Not all crime forms now in use specifically address cryptocurrency, however. In these instances, the policy language must be carefully analyzed to determine whether cryptocurrency would be covered. As discussed below, there are serious questions as to whether cryptocurrency constitutes “money,” “securities” or “other property” under commercial crime policy forms that are currently available. If it does not satisfy any of those definitions, coverage will be unavailable.
“Money” is defined in many crime forms to mean: “a. currency, coins and bank notes in current use and having a face value; and b. travelers checks, register checks and money orders held for sale to the public.” Even assuming cryptocurrency could be a “currency” and is deemed “in use” (which is often not the case), it does not have a face value. It also is not a travelers check, register check or money order. Thus, under this definition, cryptocurrency losses may not satisfy a standard commercial crime policy’s definition of “money.”
The term “securities” is commonly defined in commercial crime forms to mean “negotiable and nonnegotiable instruments or contracts representing either ‘money’ or property and includes: a. tokens, tickets, revenue and other stamps (whether represented by actual stamps or unused value in a meter) in current use; and b. evidences of debt issued in connection with credit or charge cards, which cards are not issued by you; but does not include ‘money.’”
In unpacking this definition, it is useful to review the definition of “securities” under federal securities law. Specifically, Section 2(a)(1) of the Securities Act of 1933 contains a broad definition of “security” to include “any note, stock, treasury stock, security future, security-based swap, bond, debenture, evidence of indebtedness, certificate of interest or participation in any profit-sharing agreement … investment contract … or, in general, any interest or instrument commonly known as a ‘security’, or any certificate of interest or participation in, temporary or interim certificate for, receipt for, guarantee of, or warrant or right to subscribe to or purchase, any of the foregoing” (emphasis added).
Whether cryptocurrency is a “security” under this statutory definition is a hotly debated issue. On the one hand, the U.S. Securities and Exchange Commission has taken the position that a cryptocurrency token is an “investment contract” and thus a “security” under federal securities laws. For this reason, the SEC seeks to regulate initial coin offerings and other transactions in cryptocurrency. On the other hand, some commentators — including prominent Wall Street law firms — have analyzed the issue and determined that a cryptocurrency token may not be an “investment contract” and thus not a “security” in appropriate circumstances. The analysis largely focuses on the nature of the token itself, which may vary across cryptocurrencies — making the issue even more complex.
Finally, a “token” under the crime policy definition is only a “security” if it represents either “money” or “property.” (The “securities” definition does not include “money,” but a contract or instrument still must represent “money” or “property” to fall within the “securities” definition).
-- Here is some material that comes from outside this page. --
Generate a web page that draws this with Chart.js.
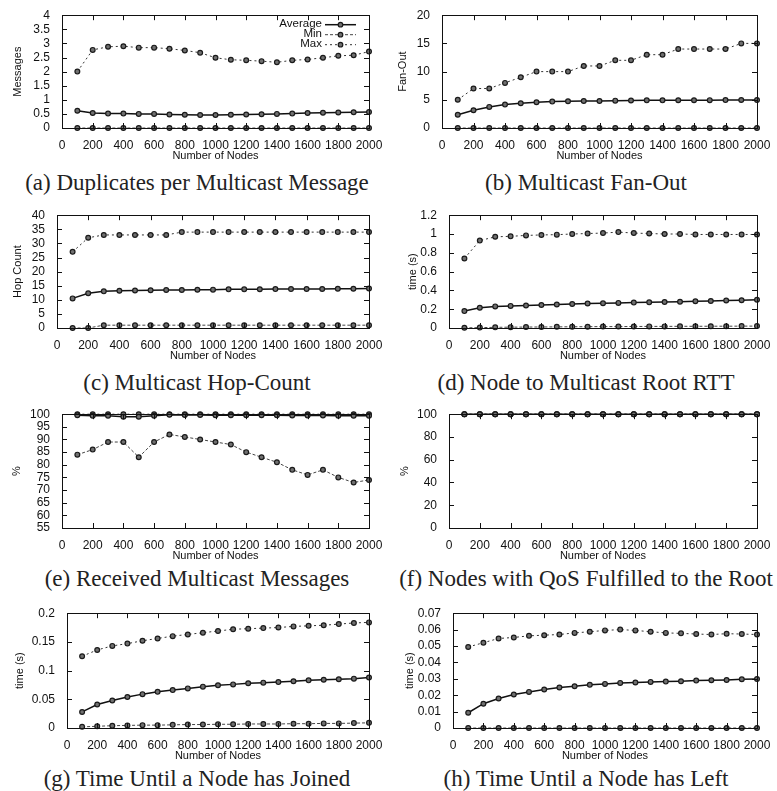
<!DOCTYPE html>
<html>
<head>
<meta charset="utf-8">
<script src="https://cdn.jsdelivr.net/npm/chart.js@4"></script>
<style>
  body { margin: 0; background: #fff; width: 777px; height: 791px; position: relative; overflow: hidden; }
  canvas { position: absolute; }
  .cap { position: absolute; width: 600px; text-align: center; font-family: "Liberation Serif", "Times New Roman", serif; font-size: 23px; line-height: 24px; white-space: nowrap; color: #222; }
</style>
</head>
<body>
<script>
// x values shared by every panel
const nodes = [100, 200, 300, 400, 500, 600, 700, 800, 900, 1000, 1100, 1200, 1300, 1400, 1500, 1600, 1700, 1800, 1900, 2000];
const seriesNames = ['Average', 'Min', 'Max'];

// (a) duplicates per multicast message
const dupAvg = [0.61, 0.53, 0.51, 0.51, 0.50, 0.50, 0.48, 0.47, 0.46, 0.46, 0.47, 0.48, 0.49, 0.50, 0.51, 0.53, 0.54, 0.55, 0.56, 0.57];
const dupMin = [0, 0, 0, 0, 0, 0, 0, 0, 0, 0, 0, 0, 0, 0, 0, 0, 0, 0, 0, 0];
const dupMax = [2.0, 2.77, 2.88, 2.9, 2.85, 2.85, 2.81, 2.75, 2.67, 2.49, 2.42, 2.40, 2.37, 2.33, 2.40, 2.43, 2.49, 2.56, 2.58, 2.71];

// (b) fan-out
const fanAvg = [2.34, 3.16, 3.74, 4.15, 4.39, 4.56, 4.68, 4.74, 4.8, 4.8, 4.85, 4.87, 4.9, 4.9, 4.92, 4.93, 4.94, 4.95, 4.96, 4.97];
const fanMin = [0, 0, 0, 0, 0, 0, 0, 0, 0, 0, 0, 0, 0, 0, 0, 0, 0, 0, 0, 0];
const fanMax = [5, 7, 7, 8, 9, 10, 10, 10, 11, 11, 12, 12, 13, 13, 14, 14, 14, 14, 15, 15];

// (c) hop count
const hopAvg = [10.5, 12.3, 13.0, 13.2, 13.3, 13.4, 13.45, 13.5, 13.55, 13.6, 13.7, 13.7, 13.75, 13.8, 13.8, 13.85, 13.85, 13.9, 13.9, 14.0];
const hopMin = [0, 0, 1, 1, 1, 1, 1, 1, 1, 1, 1, 1, 1, 1, 1, 1, 1, 1, 1, 1];
const hopMax = [27, 32, 33, 33, 33, 33, 33, 34, 34, 34, 34, 34, 34, 34, 34, 34, 34, 34, 34, 34];

// (d) rtt to root
const rttAvg = [0.18, 0.215, 0.23, 0.235, 0.24, 0.245, 0.25, 0.255, 0.26, 0.263, 0.267, 0.27, 0.273, 0.277, 0.28, 0.284, 0.288, 0.292, 0.296, 0.30];
const rttMin = [0.002, 0.004, 0.007, 0.009, 0.01, 0.011, 0.012, 0.013, 0.014, 0.015, 0.015, 0.016, 0.017, 0.017, 0.018, 0.018, 0.019, 0.019, 0.02, 0.02];
const rttMax = [0.74, 0.93, 0.97, 0.975, 0.985, 0.99, 0.993, 1.0, 1.005, 1.01, 1.02, 1.01, 1.005, 1.0, 1.0, 0.995, 0.995, 0.995, 0.995, 0.995];

// (e) received messages
const recvAvg = [99.6, 99.4, 99.4, 99.0, 99.0, 99.4, 99.8, 99.7, 99.7, 99.6, 99.6, 99.6, 99.6, 99.6, 99.5, 99.5, 99.5, 99.4, 99.4, 99.4];
const recvMin = [84, 86, 89, 89, 83, 89, 92, 91, 90, 89, 88, 85, 83, 81, 78, 76, 78, 75, 73, 74];
const recvMax = [100, 100, 100, 100, 100, 100, 100, 100, 100, 100, 100, 100, 100, 100, 100, 100, 100, 100, 100, 100];

// (f) qos fulfilled
const qosAvg = [100, 100, 100, 100, 100, 100, 100, 100, 100, 100, 100, 100, 100, 100, 100, 100, 100, 100, 100, 100];
const qosMin = [100, 100, 100, 100, 100, 100, 100, 100, 100, 100, 100, 100, 100, 100, 100, 100, 100, 100, 100, 100];
const qosMax = [100, 100, 100, 100, 100, 100, 100, 100, 100, 100, 100, 100, 100, 100, 100, 100, 100, 100, 100, 100];

// (g) join time
const joinAvg = [0.028, 0.041, 0.048, 0.054, 0.059, 0.063, 0.066, 0.069, 0.072, 0.0745, 0.076, 0.078, 0.079, 0.080, 0.0815, 0.083, 0.084, 0.085, 0.086, 0.088];
const joinMin = [0.002, 0.003, 0.004, 0.0045, 0.005, 0.005, 0.0055, 0.006, 0.006, 0.0065, 0.0065, 0.007, 0.007, 0.007, 0.0075, 0.0075, 0.008, 0.008, 0.0085, 0.009];
const joinMax = [0.125, 0.136, 0.143, 0.147, 0.152, 0.156, 0.16, 0.163, 0.166, 0.169, 0.172, 0.173, 0.174, 0.175, 0.177, 0.178, 0.179, 0.181, 0.183, 0.184];

// (h) leave time
const leaveAvg = [0.0093, 0.0148, 0.018, 0.0204, 0.022, 0.0235, 0.0247, 0.0255, 0.0263, 0.0269, 0.0275, 0.0277, 0.0281, 0.0283, 0.0285, 0.0289, 0.0291, 0.0293, 0.0297, 0.0299];
const leaveMin = [0, 0, 0, 0, 0, 0, 0, 0, 0, 0, 0, 0, 0, 0, 0, 0, 0, 0, 0, 0];
const leaveMax = [0.0494, 0.052, 0.0546, 0.0552, 0.0562, 0.0566, 0.057, 0.058, 0.0587, 0.0595, 0.060, 0.0595, 0.0587, 0.058, 0.0577, 0.0573, 0.057, 0.0575, 0.0573, 0.057];

// layout of the 8 panels: plot box [left, top, right, bottom] in page px
const panels = [
  { col: 0, plot: [62, 14, 369, 128], y: [0, 4, 0.5], title: 'Messages', tpad: 11, data: [dupAvg, dupMin, dupMax], cap: '(a) Duplicates per Multicast Message', capY: 171, legend: true },
  { col: 1, plot: [442, 14, 757, 128], y: [0, 20, 5], title: 'Fan-Out', tpad: 8, data: [fanAvg, fanMin, fanMax], cap: '(b) Multicast Fan-Out', capY: 171 },
  { col: 0, plot: [57, 214, 369, 328], y: [0, 40, 5], title: 'Hop Count', tpad: 11, data: [hopAvg, hopMin, hopMax], cap: '(c) Multicast Hop-Count', capY: 371 },
  { col: 1, plot: [449, 214, 757, 328], y: [0, 1.2, 0.2], title: 'time (s)', tpad: 18, data: [rttAvg, rttMin, rttMax], cap: '(d) Node to Multicast Root RTT', capY: 371 },
  { col: 0, plot: [62, 413, 369, 528], y: [55, 100, 5], title: '%', tpad: 10, data: [recvAvg, recvMin, recvMax], cap: '(e) Received Multicast Messages', capY: 567 },
  { col: 1, plot: [449, 413, 757, 528], y: [0, 100, 20], title: '%', tpad: 10, data: [qosAvg, qosMin, qosMax], cap: '(f) Nodes with QoS Fulfilled to the Root', capY: 567 },
  { col: 0, plot: [67, 612, 369, 728], y: [0, 0.2, 0.05], title: 'time (s)', tpad: 13, data: [joinAvg, joinMin, joinMax], cap: '(g) Time Until a Node has Joined', capY: 767 },
  { col: 1, plot: [453, 612, 757, 728], y: [0, 0.07, 0.01], title: 'time (s)', tpad: 15, data: [leaveAvg, leaveMin, leaveMax], cap: '(h) Time Until a Node has Left', capY: 767 }
];
const capCenters = [197, 586];

const lineColors = ['#111111', '#444444', '#333333'];
const lineDash = [[], [3, 2], [2, 3]];
const lineWidths = [1.5, 1, 1];

Chart.defaults.font.family = '"Liberation Sans", Arial, sans-serif';
Chart.defaults.font.size = 12;
Chart.defaults.color = '#111';

// frame + inward tick marks on all four sides, gnuplot style
const framePlugin = {
  id: 'frame',
  afterDatasetsDraw(chart) {
    const { ctx, chartArea: a, scales: { x, y } } = chart;
    ctx.save();
    ctx.strokeStyle = '#111';
    ctx.lineWidth = 1;
    ctx.beginPath();
    x.ticks.forEach(t => {
      const px = Math.round(x.getPixelForValue(t.value)) + 0.5;
      ctx.moveTo(px, a.bottom); ctx.lineTo(px, a.bottom - 5);
      ctx.moveTo(px, a.top); ctx.lineTo(px, a.top + 5);
    });
    y.ticks.forEach(t => {
      const py = Math.round(y.getPixelForValue(t.value)) + 0.5;
      ctx.moveTo(a.left, py); ctx.lineTo(a.left + 5, py);
      ctx.moveTo(a.right, py); ctx.lineTo(a.right - 5, py);
    });
    ctx.stroke();
    ctx.strokeRect(Math.round(a.left) + 0.5, Math.round(a.top) + 0.5, Math.round(a.right - a.left), Math.round(a.bottom - a.top));
    ctx.restore();
  }
};

// key in the top right corner, text then line sample with a point
const keyPlugin = {
  id: 'key',
  afterDatasetsDraw(chart) {
    const { ctx, chartArea: a } = chart;
    ctx.save();
    ctx.font = '11.5px "Liberation Sans", Arial, sans-serif';
    ctx.textAlign = 'right';
    ctx.textBaseline = 'middle';
    chart.data.datasets.forEach((ds, i) => {
      const yy = a.top + 9 + i * 10;
      ctx.fillStyle = '#111';
      ctx.fillText(ds.label, a.right - 47, yy);
      ctx.strokeStyle = ds.borderColor;
      ctx.lineWidth = ds.borderWidth;
      ctx.setLineDash(ds.borderDash);
      ctx.beginPath();
      ctx.moveTo(a.right - 44, yy + 0.5);
      ctx.lineTo(a.right - 13, yy + 0.5);
      ctx.stroke();
      ctx.setLineDash([]);
      ctx.beginPath();
      ctx.arc(a.right - 28.5, yy + 0.5, 2.3, 0, Math.PI * 2);
      ctx.fillStyle = '#707070';
      ctx.fill();
      ctx.strokeStyle = '#1a1a1a';
      ctx.lineWidth = 1.2;
      ctx.stroke();
    });
    ctx.restore();
  }
};

const fmt = v => String(+Number(v).toFixed(3));

panels.forEach(p => {
  const [l, t, r, b] = p.plot;
  const colX = p.col === 0 ? 0 : 388;
  const colW = p.col === 0 ? 388 : 389;
  const padTop = 10, xAxisH = 35;

  const canvas = document.createElement('canvas');
  canvas.width = colW;
  canvas.height = padTop + (b - t) + xAxisH;
  canvas.style.left = colX + 'px';
  canvas.style.top = (t - padTop) + 'px';
  document.body.appendChild(canvas);

  const cap = document.createElement('div');
  cap.className = 'cap';
  cap.textContent = p.cap;
  cap.style.left = (capCenters[p.col] - 300) + 'px';
  cap.style.top = p.capY + 'px';
  document.body.appendChild(cap);

  new Chart(canvas, {
    type: 'line',
    data: {
      datasets: p.data.map((vals, i) => ({
        label: seriesNames[i],
        data: nodes.map((n, k) => ({ x: n, y: vals[k] })),
        borderColor: lineColors[i],
        borderWidth: lineWidths[i],
        borderDash: lineDash[i],
        pointRadius: 2.4,
        pointBackgroundColor: '#707070',
        pointBorderColor: '#1a1a1a',
        pointBorderWidth: 1.2,
        tension: 0,
        clip: false
      }))
    },
    options: {
      responsive: false,
      animation: false,
      events: [],
      layout: { padding: { top: padTop, right: colX + colW - r, bottom: 0, left: 0 } },
      plugins: { legend: { display: false }, tooltip: { enabled: false } },
      scales: {
        x: {
          type: 'linear', min: 0, max: 2000,
          grid: { display: false }, border: { display: false },
          ticks: { stepSize: 200, autoSkip: false, maxRotation: 0, minRotation: 0, padding: 2, callback: v => String(v) },
          title: { display: true, text: 'Number of Nodes', font: { size: 11 }, padding: { top: 0, bottom: 0 } },
          afterFit: s => { s.height = xAxisH; }
        },
        y: {
          type: 'linear', min: p.y[0], max: p.y[1],
          grid: { display: false }, border: { display: false },
          ticks: { stepSize: p.y[2], autoSkip: false, padding: 4, callback: fmt },
          title: { display: true, text: p.title, font: { size: 11 }, padding: { top: p.tpad, bottom: 0 } },
          afterFit: s => { s.width = l - colX; }
        }
      }
    },
    plugins: p.legend ? [framePlugin, keyPlugin] : [framePlugin]
  });
});
</script>
</body>
</html>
There are serious questions whether cryptocurrency could represent “money” (defined above) or “property” given its unique characteristics in how it functions, as well as its existence solely in intangible form in cyberspace.
The final definition in commercial crime forms is for “other property,” which means “any tangible property other than ‘money’ and ‘securities’ that has intrinsic value but does not include any property excluded under this insurance.” Cryptocurrency is not “tangible property” because it cannot be touched; instead, it exists solely in virtual form. As such, it does not satisfy this definition.
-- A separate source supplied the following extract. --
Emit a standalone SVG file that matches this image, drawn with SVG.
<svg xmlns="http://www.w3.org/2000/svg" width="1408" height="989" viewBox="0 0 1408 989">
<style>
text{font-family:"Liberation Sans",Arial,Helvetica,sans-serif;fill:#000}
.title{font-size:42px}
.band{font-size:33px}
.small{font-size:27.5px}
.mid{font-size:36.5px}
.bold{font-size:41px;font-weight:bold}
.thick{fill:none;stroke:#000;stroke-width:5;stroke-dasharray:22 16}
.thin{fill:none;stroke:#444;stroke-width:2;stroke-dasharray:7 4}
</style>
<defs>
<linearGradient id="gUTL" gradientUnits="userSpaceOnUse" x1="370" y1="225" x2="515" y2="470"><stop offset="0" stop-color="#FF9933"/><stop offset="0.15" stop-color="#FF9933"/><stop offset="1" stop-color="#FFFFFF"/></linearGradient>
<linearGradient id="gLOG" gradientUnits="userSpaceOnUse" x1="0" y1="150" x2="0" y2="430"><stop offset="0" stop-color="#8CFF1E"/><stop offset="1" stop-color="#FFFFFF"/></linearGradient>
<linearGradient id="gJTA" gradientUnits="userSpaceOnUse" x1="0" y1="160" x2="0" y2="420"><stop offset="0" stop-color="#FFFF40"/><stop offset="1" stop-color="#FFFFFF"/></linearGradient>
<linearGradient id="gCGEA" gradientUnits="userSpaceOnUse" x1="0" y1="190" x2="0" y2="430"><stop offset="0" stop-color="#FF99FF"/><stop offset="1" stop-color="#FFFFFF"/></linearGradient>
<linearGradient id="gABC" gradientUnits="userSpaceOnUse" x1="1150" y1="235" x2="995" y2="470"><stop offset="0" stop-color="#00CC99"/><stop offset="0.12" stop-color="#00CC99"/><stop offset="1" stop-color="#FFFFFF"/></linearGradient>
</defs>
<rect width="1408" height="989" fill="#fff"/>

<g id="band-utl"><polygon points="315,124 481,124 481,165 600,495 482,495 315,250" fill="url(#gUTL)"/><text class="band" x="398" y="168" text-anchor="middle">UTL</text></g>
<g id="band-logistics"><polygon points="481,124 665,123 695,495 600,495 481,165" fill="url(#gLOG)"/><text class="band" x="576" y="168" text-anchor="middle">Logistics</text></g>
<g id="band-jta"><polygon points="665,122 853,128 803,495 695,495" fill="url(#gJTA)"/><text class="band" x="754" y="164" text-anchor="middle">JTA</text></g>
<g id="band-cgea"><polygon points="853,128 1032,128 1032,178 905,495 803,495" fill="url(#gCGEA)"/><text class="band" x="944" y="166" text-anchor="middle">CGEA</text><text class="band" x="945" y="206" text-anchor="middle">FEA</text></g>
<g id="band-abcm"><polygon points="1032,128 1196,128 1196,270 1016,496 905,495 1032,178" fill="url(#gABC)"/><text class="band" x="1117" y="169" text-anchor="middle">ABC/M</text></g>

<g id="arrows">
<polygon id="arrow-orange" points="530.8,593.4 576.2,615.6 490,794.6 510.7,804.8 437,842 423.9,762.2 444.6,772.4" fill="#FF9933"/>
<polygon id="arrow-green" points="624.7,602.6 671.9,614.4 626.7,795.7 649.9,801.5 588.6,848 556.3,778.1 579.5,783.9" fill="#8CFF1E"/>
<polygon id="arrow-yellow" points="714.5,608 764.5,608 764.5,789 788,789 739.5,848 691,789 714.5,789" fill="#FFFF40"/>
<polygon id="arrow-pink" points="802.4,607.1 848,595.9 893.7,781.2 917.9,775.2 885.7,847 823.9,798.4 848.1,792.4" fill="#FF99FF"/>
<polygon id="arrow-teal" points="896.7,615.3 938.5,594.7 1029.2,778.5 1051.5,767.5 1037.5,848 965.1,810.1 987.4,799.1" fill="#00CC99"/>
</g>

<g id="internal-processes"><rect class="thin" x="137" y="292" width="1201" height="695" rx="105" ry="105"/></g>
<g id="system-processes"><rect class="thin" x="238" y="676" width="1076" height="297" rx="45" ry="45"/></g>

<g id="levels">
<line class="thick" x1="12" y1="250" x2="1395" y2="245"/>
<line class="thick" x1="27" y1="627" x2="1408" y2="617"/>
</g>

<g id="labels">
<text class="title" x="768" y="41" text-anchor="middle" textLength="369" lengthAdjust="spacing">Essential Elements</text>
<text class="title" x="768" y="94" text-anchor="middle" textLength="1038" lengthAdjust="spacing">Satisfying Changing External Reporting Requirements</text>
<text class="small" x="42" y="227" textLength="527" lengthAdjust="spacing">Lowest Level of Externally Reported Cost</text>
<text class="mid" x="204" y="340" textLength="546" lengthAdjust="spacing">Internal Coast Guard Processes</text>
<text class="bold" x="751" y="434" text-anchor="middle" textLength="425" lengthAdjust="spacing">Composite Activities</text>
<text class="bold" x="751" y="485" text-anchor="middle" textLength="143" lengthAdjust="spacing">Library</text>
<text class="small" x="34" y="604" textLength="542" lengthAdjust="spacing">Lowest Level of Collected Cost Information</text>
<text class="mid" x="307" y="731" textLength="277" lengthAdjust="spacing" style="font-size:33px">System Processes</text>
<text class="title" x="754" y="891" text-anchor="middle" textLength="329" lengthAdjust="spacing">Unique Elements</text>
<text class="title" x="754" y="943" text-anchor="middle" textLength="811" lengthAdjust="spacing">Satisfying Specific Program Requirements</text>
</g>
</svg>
Companies facing cryptocurrency losses may seek coverage under their commercial crime policies. While certain newer forms specifically address the issue, there may be debate over whether cryptocurrency is “money,” “securities” or “other property” under traditional crime forms. The argument may focus on whether cryptocurrency is a “security,” and that in turn may hinge on the specific currency at issue and surrounding facts. While the issue is untested in courts to date, the prevalence of cryptocurrency and potential for significant losses may lead to coverage litigation over whether those losses are covered as well as the development of new policy forms that may explicitly cover loss of cryptocurrency.
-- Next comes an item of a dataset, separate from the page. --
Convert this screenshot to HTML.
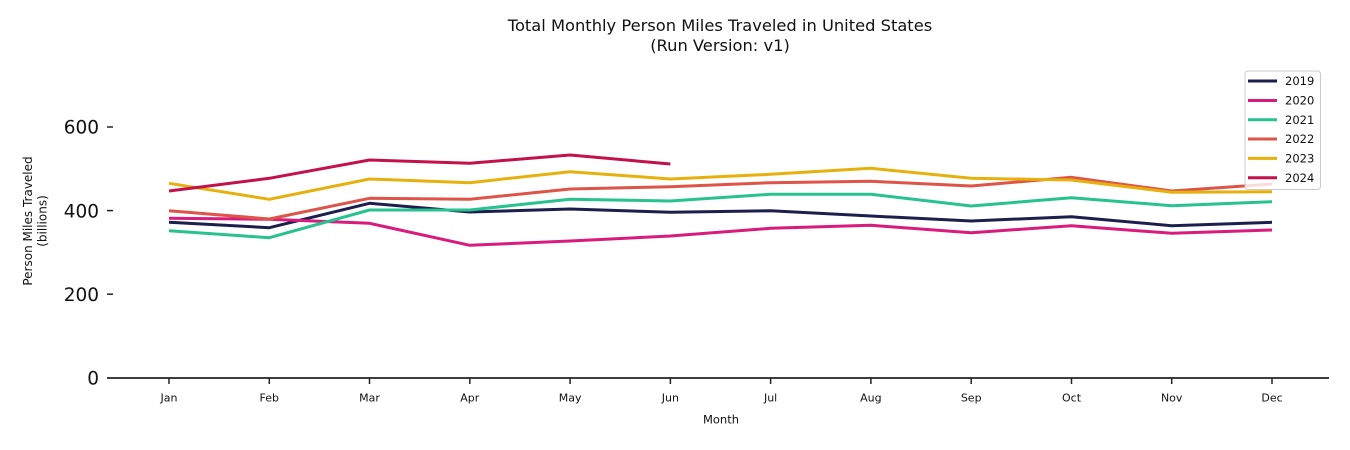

 See United States v. Kim, No. 18-CR-107 (N.D. Ill.).
 The endorsement contains a schedule for the name of the cryptocurrency, the exchange for valuation, and the applicable sublimit. Loss is determined based on the market value on the date the loss was discovered.
 An “instrument” is “a written legal document that defines rights, duties, entitlements, or liabilities, such as a statute, contract, will, promissory note, or share certificate.” See Black’s Law Dictionary (10th ed. 2014). A “negotiable instrument” means “an unconditional promise or order to pay a fixed amount of money, with or without interest or other charges described in the promise or order” but only when it meets certain conditions – such as being payable to the bearer or to order at the time it is issued or first comes into the possession of a holder. See U.C.C. § 3-104. A nonnegotiable instrument is a financial instrument that may not be transferred from the holder to another, such as a document of title. Cryptocurrency does not fit neatly into either of these categories, and instead the authorities seem to focus on whether a cryptocurrency token is an investment contract. For that reason, we will focus on that prong of the definition here.
 See, e.g., https://www.sec.gov/news/public-statement/statement-clayton-2017-12-11#_ftn6.
 See, e.g., https://www.coinbase.com/legal/securities-law-framework.pdf.
 Cryptocurrency is considered “property” for United States federal tax purposes. State taxing authorities have treated it as intangible property. See, e.g., New York State Department of Taxation and Finance, Tax Department Policy on Transactions Using Convertible Virtual Currency (Dec. 5, 2014), available at https://www.tax.ny.gov/pdf/memos/multitax/m14_5c_7i_17s.pdf.
 See, e.g., Am. Online, Inc. v. St. Paul Mercury Ins. Co., 347 F.3d 89, 96 (4th Cir. 2003) (“The insurance policy in this case covers liability for ‘physical damage to tangible property,’ not damage to data and software, i.e., the abstract ideas, logic, instructions, and information.”).